As usual with Neal's books this one also has an intriguing and well developed back story that tightly fits together with what happened before. I can understand why he went back to Masada. It is such a wonderful quirky place with huge hooder predators that can swallow a man or a minor car and gabbleducks walking around copying human talk but not making any sense; the whole world is wrapped in the mystery of a disappeared alien civilization called the Atheter. On top of this an oppressive theocracy was toppled by rebellion facilitated by the Dragon's destruction of their orbital lasers. Masada is also the homeworld of the Dracomen created when the Dragons crashed on the planet.

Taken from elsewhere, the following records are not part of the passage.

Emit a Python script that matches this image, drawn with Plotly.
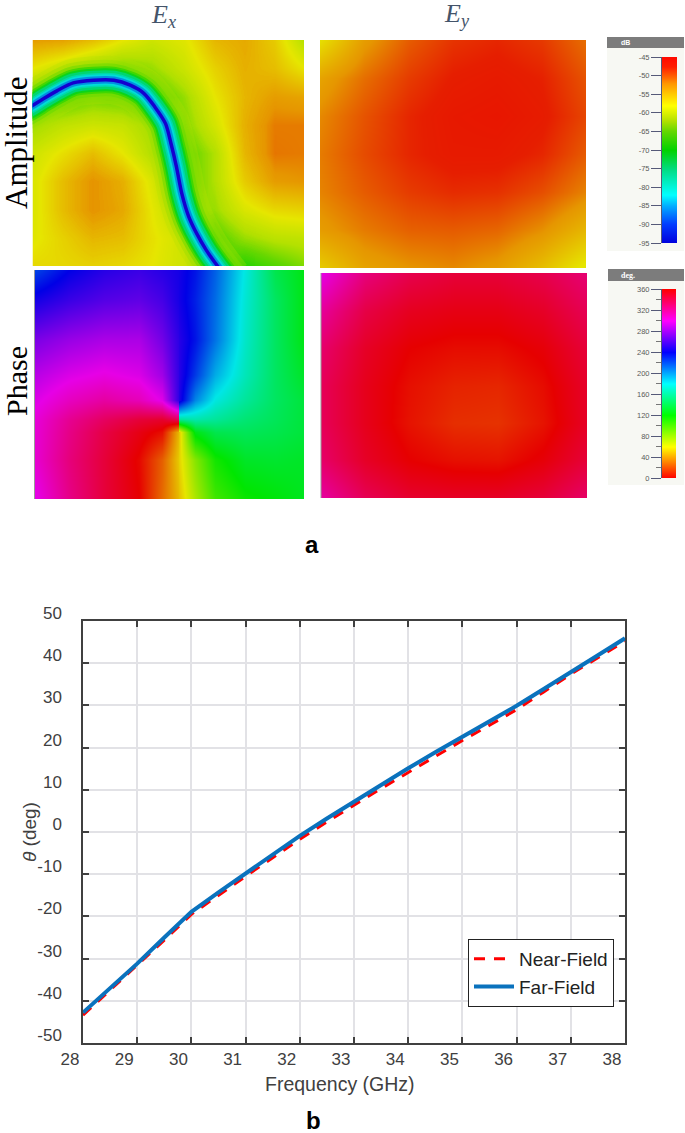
"""
Near-field amplitude / phase maps (a) and beam angle against frequency (b).
"""
import plotly.graph_objects as go

W, H = 685, 1133

# ── Panel a: amplitude maps (dB) ──────────────────────────────────────────────

ex_amp_x = [0, 0.11, 0.22, 0.33, 0.44, 0.56, 0.67, 0.78, 0.89, 1]
ex_amp_y = [0, 0.125, 0.25, 0.375, 0.5, 0.625, 0.75, 0.875, 1]
ex_amp_db = [
    [-52.5, -53, -55, -58, -60, -58.5, -54.5, -53.5, -56, -62],
    [-58, -60.5, -63, -64.5, -63, -60, -56.5, -54, -55, -58],
    [-66, -66, -64.5, -65, -67, -63, -58, -54.5, -52.5, -53],
    [-63, -61, -60, -60.5, -63, -64, -59.5, -54, -51, -51],
    [-60, -57.5, -55, -58, -62, -66, -62, -54.5, -50.8, -51],
    [-59, -55, -52, -54, -59, -66, -62, -56, -52.5, -52],
    [-59, -55, -52, -53.5, -58, -63, -63, -59, -57, -56.5],
    [-58.5, -56.5, -54.5, -55, -57.5, -60, -66, -63, -61.5, -61],
    [-57, -57, -56.5, -57, -58, -60, -65, -68, -66, -64],
]

# the deep null running through Ex
null_x = [-0.06, 0, 0.04, 0.09, 0.15, 0.225, 0.30, 0.36, 0.41, 0.45, 0.49, 0.51, 0.53, 0.55, 0.575, 0.605, 0.64, 0.68, 0.72]
null_y = [0.33, 0.29, 0.26, 0.225, 0.19, 0.178, 0.178, 0.2, 0.236, 0.295, 0.37, 0.458, 0.56, 0.68, 0.78, 0.857, 0.93, 0.998, 1.06]
null_widths = [48, 40, 33, 27, 23, 19, 14, 11, 7.5, 3.5]
null_colors = ["#b4e000", "#90de00", "#60da00", "#20d600", "#00d420", "#00d670", "#00d8a8", "#00dcd8", "#0090e0", "#1400d0"]
null_alpha = [0.3, 0.35, 0.45, 0.6, 0.8, 1, 1, 1, 1, 1]

ey_amp_x = [0, 0.167, 0.333, 0.5, 0.667, 0.833, 1]
ey_amp_y = [0, 0.167, 0.333, 0.5, 0.667, 0.833, 1]
ey_amp_db = [
    [-57.5, -52.5, -49.8, -48.3, -47.8, -48.5, -50.5],
    [-53, -50.5, -48.6, -47.4, -47, -47.6, -49.5],
    [-51.5, -49.5, -47.8, -46.8, -46.5, -47.2, -49],
    [-51, -49.2, -47.8, -47, -47, -47.8, -49.8],
    [-51.3, -49.8, -48.6, -48, -48.2, -49.3, -51.3],
    [-52.5, -51, -50, -49.8, -50.2, -51.8, -54.5],
    [-56, -53, -52, -51.5, -52.5, -55, -58.5],
]

# ── Panel a: phase maps (deg) ─────────────────────────────────────────────────
# Ex is held in two halves which meet at the singular point, so the wrap
# never gets smeared. Left half runs past 360 (hue carries on through red).

ex_ph_y = [0, 0.131, 0.306, 0.459, 0.568, 0.651, 0.708, 0.830, 1]
ex_ph_left_x = [0, 0.24, 0.48, 0.72, 0.88, 1]
ex_ph_left = [
    [222, 240, 250, 255, 250, 245],
    [245, 255, 262, 265, 258, 245],
    [272, 280, 285, 285, 270, 250],
    [288, 297, 302, 297, 282, 250],
    [297, 310, 318, 312, 298, 248],
    [303, 322, 335, 345, 348, 335],
    [304, 325, 342, 355, 364, 412],
    [305, 328, 345, 362, 385, 415],
    [298, 325, 345, 360, 388, 410],
]
ex_ph_right_x = [0, 0.125, 0.287, 0.529, 0.77, 1]
ex_ph_right = [
    [245, 235, 215, 178, 140, 125],
    [245, 232, 212, 175, 145, 125],
    [250, 235, 210, 172, 145, 125],
    [250, 225, 195, 168, 145, 130],
    [248, 205, 178, 160, 145, 135],
    [160, 165, 160, 150, 143, 135],
    [52, 125, 140, 143, 140, 135],
    [55, 85, 115, 130, 132, 130],
    [50, 75, 103, 117, 122, 128],
]

ey_ph_x = [0, 0.167, 0.333, 0.5, 0.667, 0.833, 1]
ey_ph_y = [0, 0.167, 0.333, 0.5, 0.667, 0.833, 1]
ey_ph = [
    [300, 328, 340, 345, 345, 340, 330],
    [320, 342, 352, 355, 355, 350, 338],
    [332, 350, 360, 363, 363, 358, 345],
    [337, 353, 364, 369, 370, 363, 349],
    [337, 353, 365, 372, 373, 365, 350],
    [333, 350, 360, 364, 365, 358, 345],
    [318, 338, 348, 350, 350, 345, 333],
]

# ── Colour bars ───────────────────────────────────────────────────────────────

db_levels = [-95, -90, -85, -80, -75, -70, -65, -60, -55, -50, -45]
deg_levels = [0, 40, 80, 120, 160, 200, 240, 280, 320, 360]
deg_minor = [20, 60, 100, 140, 180, 220, 260, 300, 340]

DB_SCALE = [
    [0, "rgb(0,0,220)"], [0.1, "rgb(0,60,230)"], [0.2, "rgb(0,170,230)"],
    [0.26, "rgb(0,230,230)"], [0.4, "rgb(0,220,130)"], [0.5, "rgb(0,210,0)"],
    [0.6, "rgb(100,215,0)"], [0.66, "rgb(180,225,0)"], [0.74, "rgb(230,230,0)"],
    [0.86, "rgb(230,150,0)"], [0.95, "rgb(230,30,0)"], [1, "rgb(235,10,0)"],
]
hues = ["230,0,0", "230,230,0", "0,230,0", "0,230,230", "0,0,230", "230,0,230", "230,0,0", "230,230,0"]
PHASE_SCALE = [[i / 7, f"rgb({c})"] for i, c in enumerate(hues)]  # 0 to 420 deg

# ── Panel b: steering angle ───────────────────────────────────────────────────

freq = [28, 28.5, 29, 29.5, 30, 30.5, 31, 31.5, 32, 32.5, 33, 33.5, 34, 34.5, 35, 35.5, 36, 36.5, 37, 37.5, 38]
far_field = [-42.8, -37.0, -31.2, -25.0, -18.9, -14.3, -9.9, -5.4, -0.9, 3.2, 7.2, 11.2, 15.1, 18.9, 22.6, 26.2,
             29.9, 33.9, 38.0, 41.9, 45.9]
near_field = [-43.4, -37.5, -31.6, -25.6, -19.5, -14.9, -10.5, -6.1, -1.7, 2.4, 6.4, 10.3, 14.1, 18.0, 21.7, 25.3,
              29.0, 33.2, 37.4, 41.3, 45.2]
x_ticks = [28, 29, 30, 31, 32, 33, 34, 35, 36, 37, 38]
y_ticks = [-50, -40, -30, -20, -10, 0, 10, 20, 30, 40, 50]
y_tick_text = ["-50", "-40", "-30", "-20", "-10", "0", "10", "20", "30", "40", "50"]


def dom_x(a, b):
    return [a / W, b / W]


def dom_y(top, bottom):
    return [1 - bottom / H, 1 - top / H]


fig = go.Figure()
axes = {}
n_axes = 0


def add_map(x, y, z, box, colorscale, zmin, zmax):
    """One heatmap on its own pair of hidden axes; box is left/right/top/bottom in px."""
    global n_axes
    n_axes += 1
    s = "" if n_axes == 1 else str(n_axes)
    fig.add_trace(go.Heatmap(
        x=x, y=y, z=z, xaxis=f"x{s}", yaxis=f"y{s}", zsmooth="best",
        colorscale=colorscale, zmin=zmin, zmax=zmax, showscale=False, hoverinfo="skip",
    ))
    axes[f"xaxis{s}"] = dict(domain=dom_x(box[0], box[1]), range=[x[0], x[-1]], visible=False, anchor=f"y{s}")
    axes[f"yaxis{s}"] = dict(domain=dom_y(box[2], box[3]), range=[y[-1], y[0]], visible=False, anchor=f"x{s}")


def add_bar(levels, box, colorscale, zmin, zmax, minor=None):
    """Colour bar drawn as a narrow heatmap, with its ticks on a real axis."""
    global n_axes
    n_axes += 1
    s = str(n_axes)
    fig.add_trace(go.Heatmap(
        x=[0, 1], y=levels, z=[[v, v] for v in levels], xaxis=f"x{s}", yaxis=f"y{s}", zsmooth="best",
        colorscale=colorscale, zmin=zmin, zmax=zmax, showscale=False, hoverinfo="skip",
    ))
    axes[f"xaxis{s}"] = dict(domain=dom_x(box[0], box[1]), range=[0, 1], visible=False, anchor=f"y{s}")
    yax = dict(
        domain=dom_y(box[2], box[3]), range=[levels[0], levels[-1]], anchor=f"x{s}", automargin=False,
        tickvals=levels, ticktext=[str(v) for v in levels], ticks="outside", ticklen=10, tickwidth=1,
        tickcolor="#555a78", tickfont=dict(family="Liberation Sans", size=7.5, color="#5a5a5a"),
        showgrid=False, zeroline=False, showline=True, linecolor="#555a78", linewidth=1,
    )
    if minor:
        yax["minor"] = dict(tickvals=minor, ticks="outside", ticklen=5, tickwidth=1, tickcolor="#777777")
    axes[f"yaxis{s}"] = yax


# maps
add_map(ex_amp_x, ex_amp_y, ex_amp_db, (32.5, 304, 40, 266), DB_SCALE, -95, -45)
for width, color, alpha in zip(null_widths, null_colors, null_alpha):
    fig.add_trace(go.Scatter(
        x=null_x, y=null_y, mode="lines", xaxis="x", yaxis="y", showlegend=False, hoverinfo="skip",
        line=dict(color=color, width=width, shape="spline", smoothing=0.8), opacity=alpha,
    ))
add_map(ey_amp_x, ey_amp_y, ey_amp_db, (320, 586, 40, 268), DB_SCALE, -95, -45)
add_map(ex_ph_left_x, ex_ph_y, ex_ph_left, (34, 180, 270, 499), PHASE_SCALE, 0, 420)
add_map(ex_ph_right_x, ex_ph_y, ex_ph_right, (179, 304, 270, 499), PHASE_SCALE, 0, 420)
add_map(ey_ph_x, ey_ph_y, ey_ph, (321, 587, 273, 498), PHASE_SCALE, 0, 420)

# colour bars
bright_db = [[p, c.replace("230", "255").replace("235", "255")] for p, c in DB_SCALE]
bright_ph = [[p / (6 / 7), c.replace("230", "255")] for p, c in PHASE_SCALE[:7]]
add_bar(db_levels, (662, 677, 57, 243), bright_db, -95, -45)
add_bar(deg_levels, (662, 676, 289, 478), bright_ph, 0, 360, minor=deg_minor)

# line chart
n_axes += 1
s = str(n_axes)
fig.add_trace(go.Scatter(
    x=freq, y=near_field, name="Near-Field", mode="lines", xaxis=f"x{s}", yaxis=f"y{s}",
    line=dict(color="#ff0000", width=3, dash="11px,9px"),
))
fig.add_trace(go.Scatter(
    x=freq, y=far_field, name="Far-Field", mode="lines", xaxis=f"x{s}", yaxis=f"y{s}",
    line=dict(color="#0a72bd", width=4),
))
axis_style = dict(
    automargin=False, showgrid=True, gridcolor="#e2e2e6", gridwidth=1.5, zeroline=False,
    showline=True, linecolor="#404040", linewidth=1.5, mirror="ticks",
    ticks="inside", ticklen=6, tickwidth=1.5, tickcolor="#404040",
    tickfont=dict(family="Liberation Sans", size=17, color="#404040"),
)
axes[f"xaxis{s}"] = dict(
    axis_style, domain=dom_x(83, 625), range=[28, 38], tickvals=x_ticks, anchor=f"y{s}", ticklabelshift=-13,
)
axes[f"yaxis{s}"] = dict(
    axis_style, domain=dom_y(621, 1043), range=[-50, 50], tickvals=y_ticks, ticktext=y_tick_text, anchor=f"x{s}",
    ticklabelshift=-8, ticklabelstandoff=16,
)

# side panels behind the colour bars
shapes = []
for left, top, bottom, head in [(607, 37, 251, 48), (608, 269, 485, 281)]:
    shapes.append(dict(type="rect", xref="paper", yref="paper", x0=left / W, x1=684 / W, y0=1 - bottom / H,
                       y1=1 - top / H, fillcolor="#f7f8f3", line_width=0, layer="below"))
    shapes.append(dict(type="rect", xref="paper", yref="paper", x0=left / W, x1=684 / W, y0=1 - head / H,
                       y1=1 - top / H, fillcolor="#7c7c7c", line_width=0, layer="below"))
# grey left edges of the phase screenshots
for left, top, bottom in [(34.5, 270, 499), (321, 273, 498)]:
    shapes.append(dict(type="line", xref="paper", yref="paper", x0=left / W, x1=left / W, y0=1 - bottom / H,
                       y1=1 - top / H, line=dict(color="#9a9a9a", width=1)))


def label(text, x, y, size, family="Liberation Sans", color="black", angle=0, weight="normal"):
    return dict(text=text, x=x / W, y=1 - y / H, xref="paper", yref="paper", showarrow=False, textangle=angle,
                xanchor="center", yanchor="middle", font=dict(family=family, size=size, color=color, weight=weight))


annotations = [
    label("<i>E</i><sub><i>x</i></sub>", 163, 16, 26, "Liberation Serif", "#44546a"),
    label("<i>E</i><sub><i>y</i></sub>", 457, 15, 26, "Liberation Serif", "#44546a"),
    label("Amplitude", 17, 143, 31, "Liberation Serif", angle=-90),
    label("Phase", 16, 381, 30, "Liberation Serif", angle=-90),
    label("dB", 625, 43, 7, color="white", weight="bold"),
    label("deg.", 628, 275, 8, "Liberation Serif", "white", weight="bold"),
    label("a", 312, 545, 24, weight="bold"),
    label("b", 313, 1120, 24, weight="bold"),
    label("Frequency (GHz)", 340, 1084, 19.5, color="#404040"),
    label("<i>θ</i> (deg)", 29, 832, 19, color="#404040", angle=-90),
]

fig.update_layout(
    width=W, height=H, margin=dict(l=0, r=0, t=0, b=0), paper_bgcolor="white", plot_bgcolor="white",
    shapes=shapes, annotations=annotations,
    legend=dict(
        x=468 / W, y=1 - 939 / H, xanchor="left", yanchor="top", bgcolor="white",
        bordercolor="#222222", borderwidth=1, font=dict(family="Liberation Sans", size=19, color="#222222"),
        itemwidth=40,
    ),
    **axes,
)
fig.update_traces(showlegend=False, selector=dict(type="heatmap"))

fig.write_html("out.html", config={"displayModeBar": False}, post_script="document.body.style.margin='0';")
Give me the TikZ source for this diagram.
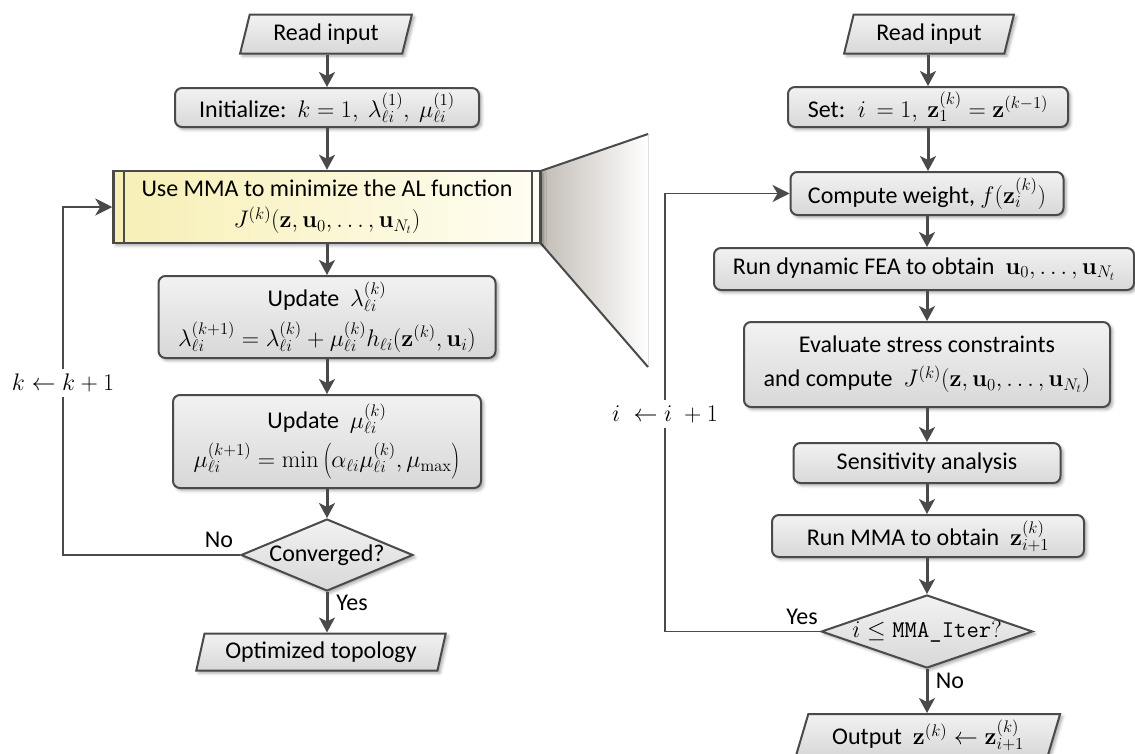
\RequirePackage{fix-cm}
\documentclass[tikz,border=0pt]{standalone}
\usepackage[no-math]{fontspec}
\setmainfont{Carlito}
\usetikzlibrary{shapes.geometric,arrows.meta,shadows.blur}
\definecolor{edgec}{HTML}{4A4A4A}
\definecolor{boxtop}{HTML}{F2F2F2}
\definecolor{boxbot}{HTML}{D8D8D8}
\definecolor{mmaL}{HTML}{F7EFB5}
\definecolor{mmaR}{HTML}{FFFDF2}
\definecolor{zoomgray}{HTML}{C2BCB5}
\begin{document}
\begin{tikzpicture}[x=1pt,y=-1pt,
  every node/.style={font=\fontsize{24}{29}\selectfont},
  shadowed/.style={blur shadow={shadow xshift=2.5pt,shadow yshift=-2.5pt,shadow blur radius=3pt,shadow opacity=35}},
  procbox/.style={draw=edgec,line width=2pt,rounded corners=7pt,top color=boxtop,bottom color=boxbot,align=center,inner sep=0pt,shadowed},
  iobox/.style={trapezium,trapezium left angle=72,trapezium right angle=108,trapezium stretches=true,draw=edgec,line width=2pt,top color=boxtop,bottom color=boxbot,inner sep=0pt,shadowed},
  decide/.style={diamond,draw=edgec,line width=2pt,top color=boxtop,bottom color=boxbot,inner sep=0pt,shadowed},
  flow/.style={draw=edgec,line width=3pt,-{Stealth[length=15pt,width=16pt,inset=4pt]}},
  back/.style={draw=edgec,line width=1.6pt,-{Stealth[length=17pt,width=17pt,inset=5pt]}},
  lbl/.style={fill=white,inner xsep=1pt,inner ysep=5pt}
]
\useasboundingbox (0,0) rectangle (1135,753);

% ---------- zoom wedge (behind) ----------
\coordinate (mmaNE) at (540.5,171);
\coordinate (mmaSE) at (540.5,243);
\coordinate (zt) at (648,134);
\coordinate (zb) at (648,367);
\fill[left color=zoomgray,right color=white] (mmaNE) -- (zt) -- (zb) -- (mmaSE) -- cycle;
\draw[edgec,line width=2pt] (mmaNE) -- (zt);
\draw[edgec,line width=2pt] (mmaSE) -- (zb);

% ---------- left column ----------
\node[iobox,minimum width=172pt,minimum height=39pt] (readL) at (326,34) {Read input};
\node[procbox,minimum width=304pt,minimum height=39pt] (initL) at (327,107.5)
  {Initialize:~~$k=1,\ \lambda_{\ell i}^{(1)},\ \mu_{\ell i}^{(1)}$};
\node[draw=edgec,line width=2.5pt,left color=mmaL,right color=mmaR,align=center,inner sep=0pt,
  minimum width=427pt,minimum height=72pt,shadowed] (mma) at (327,207)
  {Use MMA to minimize the AL function\\[2pt] $J^{(k)}(\mathbf{z},\mathbf{u}_0,\ldots,\mathbf{u}_{N_t})$};
\draw[edgec,line width=2pt] ([xshift=12pt]mma.north west) -- ([xshift=12pt]mma.south west);
\draw[edgec,line width=2pt] ([xshift=-10pt]mma.north east) -- ([xshift=-10pt]mma.south east);
\node[procbox,minimum width=337pt,minimum height=82pt] (updL) at (327,317)
  {Update~ $\lambda_{\ell i}^{(k)}$\\[9pt] $\lambda_{\ell i}^{(k+1)}=\lambda_{\ell i}^{(k)}+\mu_{\ell i}^{(k)}h_{\ell i}(\mathbf{z}^{(k)},\mathbf{u}_i)$};
\node[procbox,minimum width=308pt,minimum height=93pt] (updM) at (327,441.5)
  {Update~ $\mu_{\ell i}^{(k)}$\\[8pt] $\mu_{\ell i}^{(k+1)}=\min\left(\alpha_{\ell i}\mu_{\ell i}^{(k)},\mu_{\max}\right)$};
\node[decide,aspect=2.4,minimum width=172pt,minimum height=72pt] (conv) at (327,555) {Converged?};
\node[iobox,minimum width=250pt,minimum height=37pt] (opt) at (321,652) {Optimized topology};

\draw[flow] (readL.south -| initL.north) -- (initL.north);
\draw[flow] (initL.south) -- (mma.north);
\draw[flow] (mma.south) -- (updL.north);
\draw[flow] (updL.south) -- (updM.north);
\draw[flow] (updM.south) -- (conv.north);
\draw[flow] (conv.south) -- (conv.south |- opt.north);
\node (yesL) at (352,603) {Yes};
\node (noL) at (219,540) {No};

\coordinate (kx) at (63,400);
\draw[back] (conv.west) -| (kx) |- (mma.west);
\node[lbl] (klab) at (63,383) {$k\leftarrow k+1$};

% ---------- right column ----------
\node[iobox,minimum width=170pt,minimum height=39pt] (readR) at (929,34) {Read input};
\node[procbox,minimum width=280pt,minimum height=40pt] (setR) at (928,107)
  {Set:~ $i\,=1,\ \mathbf{z}_1^{(k)}=\mathbf{z}^{(k-1)}$};
\node[procbox,minimum width=273pt,minimum height=43pt] (cw) at (927,193.5)
  {Compute weight, $f(\mathbf{z}_i^{(k)})$};
\node[procbox,minimum width=420pt,minimum height=42pt] (fea) at (924,269)
  {Run dynamic FEA to obtain~ $\mathbf{u}_0,\ldots,\mathbf{u}_{N_t}$};
\node[procbox,minimum width=366pt,minimum height=85pt] (eval) at (927,364.5)
  {Evaluate stress constraints\\[5pt] and compute~ $J^{(k)}(\mathbf{z},\mathbf{u}_0,\ldots,\mathbf{u}_{N_t})$};
\node[procbox,minimum width=267pt,minimum height=40pt] (sens) at (927,463) {Sensitivity analysis};
\node[procbox,minimum width=312pt,minimum height=42pt] (rmma) at (928,536)
  {Run MMA to obtain~ $\mathbf{z}_{i+1}^{(k)}$};
\node[decide,aspect=2.9,minimum width=210pt,minimum height=73pt] (dia2) at (927,631.5)
  {$i\leq\texttt{MMA\_Iter}?$};
\node[iobox,minimum width=265pt,minimum height=42pt] (outR) at (928,735)
  {Output~ $\mathbf{z}^{(k)}\leftarrow\mathbf{z}_{i+1}^{(k)}$};

\draw[flow] (readR.south -| setR.north) -- (setR.north);
\draw[flow] (setR.south) -- (setR.south |- cw.north);
\draw[flow] (cw.south) -- (cw.south |- fea.north);
\draw[flow] (fea.south -| eval.north) -- (eval.north);
\draw[flow] (eval.south) -- (sens.north);
\draw[flow] (sens.south) -- (sens.south |- rmma.north);
\draw[flow] (rmma.south -| dia2.north) -- (dia2.north);
\draw[flow] (dia2.south) -- (dia2.south |- outR.north);
\node (yesR) at (802,617) {Yes};
\node (noR) at (950,681) {No};

\coordinate (ix) at (665,400);
\draw[back] (dia2.west) -| (ix) |- (cw.west);
\node[lbl] (ilab) at (665,414) {$i\;\leftarrow i\;+1$};
\end{tikzpicture}
\end{document}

Amistad the war drone from Shadow of the Scorpion is back in charge of Atheter research as events set in motion by the Dragon once again threatens humanity. Amistad is one of my favorites. With him we get to follow a bit of personal growth and development, ai style.

I might be the only one but I thought it was hilarious when Blue, the only blue Dracowoman was introduced, I immediately thought; Neal your rascal, you sneaked in a Na'vi on us. The other explanation that came to mind was the blue pill from Matrix in reverse.

The plot centers on Jeremiah Tombs and his journey back to sanity. A theme he also used success with Mr Crane/The Brass Man. Tombs is not the only point of view or main character in this novel but I enjoyed him most because he changes the most.